I suggested that we slowly move in the other direction so as to not startle it or draw undue attention to ourselves, but it just kept moving closer, now picking up speed. I could feel my heart pounding in my chest... as thoughts of maulings and rabies filled my addled brain. Grasping my mother's hand I pulled her away from our intruder as we began to walk faster, faster... now trotting toward  a group of picnic tables partly surrounded by some tall trees and shrubs. As if the beast knew our plan, and hellbent on stopping our escape to refuge, he began running at full speed toward our position, a realization that sent our already elevated levels of concern over into what can be described as the first levels of panic.

"Run!!" (Did I yell that or was it someone else?) Ignoring my mother's physical comfort, I pulled her arm as hard as I could as I made a mad dash for the tables, my mind reeling with fear and with purpose. Upon reaching them we stepped up on to the bench, and then onto the table's surface, feeling accomplished and relieved that we had survived unscathed. Our pursuer, however, had other plans. He began to snarl and growl, his eyes filled with a type of primal malice I had never considered until that moment. It chilled me to see it, but this sensation was short lived, replaced by white hot fear when the wolf began to step up first onto the bench and then next onto the table; his front paws now violating our beloved sanctuary.

With as much speed as I could muster I swung my train bag toward the creature hoping to scare it away; my mind filled with conflicting thoughts... primarily of safety and defense, but now also of concern for my beloved bag. Thoughts of pristine name-brand black leather being scratched and mauled beyond repair, and now embarrassment at having these frivolous concerns. I swung a second time, now a third, and the creature responded favorably, retreating slowly down the table and the bench until it had completely yielded the high ground to us; our feelings of security returning. Did I notice something else about it? A tinge of gray? No, more than a tinge. Had the creature somehow changed color during our encounter? Before I could ponder further a slight movement caught its eye and like a bolt of lightning it streaked away from our position to a small path of flowers and bushes across from us where some unfortunate creature had been foraging for food.

With the wolf turned away from us my mother and I seemed to share a single thought between us though no words were spoken. Just as we began to turn to make our way down from the table in the hopes of making it to one of the nearby hotel buildings and thus to safety, the wolf turned to face us once more and we were frozen in horror. No, not horror, for that would require some understanding or at least an assumption of a threat, but what we saw now was so foreign so as to replace any prior concerns with crystal sharp disbelief; slicing through my brain and leaving me helpless to do anything but watch the spectacle playing out before me. The wolf had now not only changed color once more --now black and gray with an undercoat of golden yellow brown-- but had now seemingly changed shape. His front legs seemingly more muscular than before, his paws replaced with what seemed to my eye to be hands. His torso was likewise muscular and had it not been for the thick coat of fur that covered him completely I would have thought it human. Could this be a human being? In the moment that it took to begin to dismiss such an absurd notion the creature grabbed hold of his prey which I now saw was a small raccoon, and lifted it with both hands to his mouth and bit into the still living animal. It was precisely the kind of stance and motion that one would expect from a bear, but coming from a wolf --even a somehow changed wolf was more than common sense could allow for. Blood flowed over his lips and teeth as he enjoyed his meal, turning to face us now head-on so that I could witness this mockery of the natural world, or at least a mockery of my understanding of it. "A werewolf?" I asked myself. "Is it even possible?"

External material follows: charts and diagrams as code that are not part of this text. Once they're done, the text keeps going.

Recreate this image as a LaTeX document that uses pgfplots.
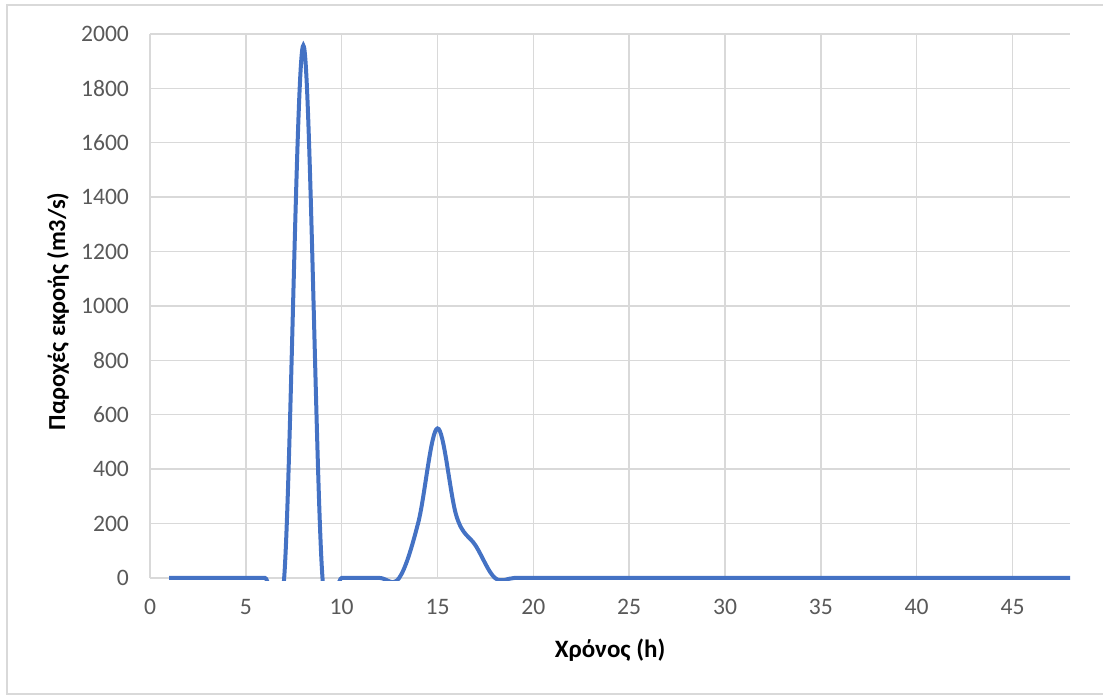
\documentclass[border=0pt]{standalone}
\usepackage{pgfplots}
\pgfplotsset{compat=1.18}
\usepackage{fontspec}
\setmainfont{Carlito}
\definecolor{linecol}{HTML}{4472C4}
\definecolor{gridcol}{HTML}{D9D9D9}
\definecolor{tickcol}{HTML}{595959}
\definecolor{framecol}{HTML}{D9D9D9}
\begin{document}
\begin{tikzpicture}[x=1pt,y=1pt]
\useasboundingbox (0,0) rectangle (551.5,347.5);
\draw[framecol, line width=0.8pt] (3.5,0.5) rectangle (560,345);
\begin{axis}[
  at={(75pt,58.5pt)}, anchor=south west,
  scale only axis, width=460pt, height=272pt,
  xmin=0, xmax=48, ymin=0, ymax=2000,
  xtick={0,5,...,45}, ytick={0,200,...,2000},
  grid=major, major grid style={gridcol, line width=0.7pt},
  axis line style={draw=none},
  tick style={draw=none},
  clip=false,
  /pgf/number format/assume math mode=true,
  /pgf/number format/1000 sep={},
  tick label style={font=\fontsize{11.8}{13}\selectfont, text=tickcol},
  xticklabel shift=7pt, yticklabel shift=7pt,
  xlabel={Χρόνος (h)},
  ylabel={Παροχές εκροής (m3/s)},
  x label style={font=\bfseries\fontsize{12.5}{15}\selectfont, text=black,
    at={(axis description cs:0.5,-0.132)}, anchor=center},
  y label style={font=\bfseries\fontsize{12.2}{14}\selectfont, text=black,
    at={(axis description cs:-0.1,0.49)}, anchor=center, rotate=0},
]
\begin{scope}
\clip (axis cs:0,-9) rectangle (axis cs:48.5,2100);
\addplot[linecol, line width=2pt, smooth, tension=0.6] coordinates {
(1,0) (2,0) (3,0) (4,0) (5,0) (6,0) (7,0) (8,1958) (9,0) (10,0)
(11,0) (12,0) (13,0) (14,205) (15,550) (16,225) (17,118) (18,0) (19,0) (20,0)
(21,0) (22,0) (23,0) (24,0) (25,0) (26,0) (27,0) (28,0) (29,0) (30,0)
(31,0) (32,0) (33,0) (34,0) (35,0) (36,0) (37,0) (38,0) (39,0) (40,0)
(41,0) (42,0) (43,0) (44,0) (45,0) (46,0) (47,0) (48,0)
};
\end{scope}
\end{axis}
\end{tikzpicture}
\end{document}
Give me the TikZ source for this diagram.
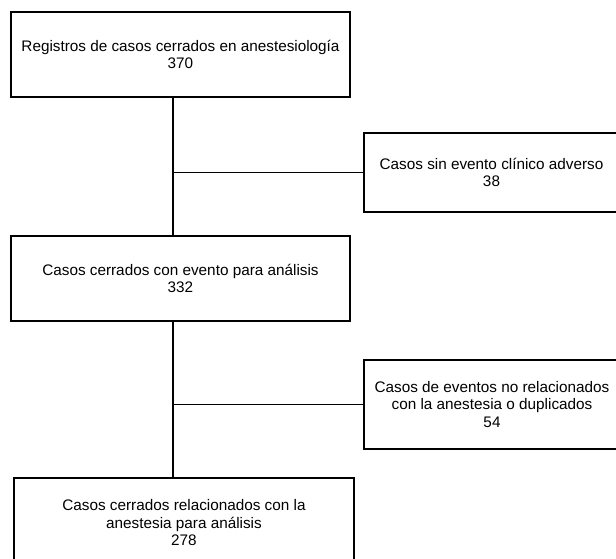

With him enjoying his catch seemed the perfect opportunity to flee and so we bolted from the tables and ran as fast as we could toward the hotel, our pursuer not following. Inside and to safety at last we were joined by other guests and then the hotel staff who were now all talking at once, leaving me unable to decipher what individual words they were saying but their speech all filled with the tones of concern. My heart beating hard in my chest, but calming now as I took deep breaths and began to feel more secure. I heard someone ask us what it was and as we recalled our story they looked on in amused disbelief.

"Oh, the hotel has people in costumes all around here, I'm sure that's what that was." The person's genuine and yet somehow simultaneously patronizing tone washed over me like snow.

"Well if that's what it was," I replied, "then I'm going to have to complain to management."

5 comments:

leatherapron said...

Freud
would have a field day with that dream. I am wondering when was the last time you were at Disneyland? It almost sounds to me like a sublimated expression of childhood sexuality. I think that sublimated sexualuity is the symbolism associated with the werewolf.
On a whole different tangent, I wonder what Disneyland means to you? the werewof might also be a symbol of distrust at the way Disney has popularized and bastardized myth and folkways in the past.

leatherapron said...

I want to amend my last comment. I have an intuitive sense that the wolf is you.
How exactly I don't know.

polychromatic22 said...

Yeah, no, I totally thought that when I read it, also.
I was thinking that maybe you've been ignoring important parts of yourself, and your inner nature is warning you that it will not be denied.

faerywolf said...

I think both are correct. There was a sense of sexuality in the dream, although it was an undercurrent. And I usually assume that EVERYTHING in my dreams is really me 'cause I guess I'm just egotistic that way. ;)
Plus I pay special attention to the wolf power whenever it comes to me, although this is the first time it has come in lycanthropic form.

faerywolf said...

I agree... and with my recent romantic situation I can easily see how this would be an appropriate symbolic response.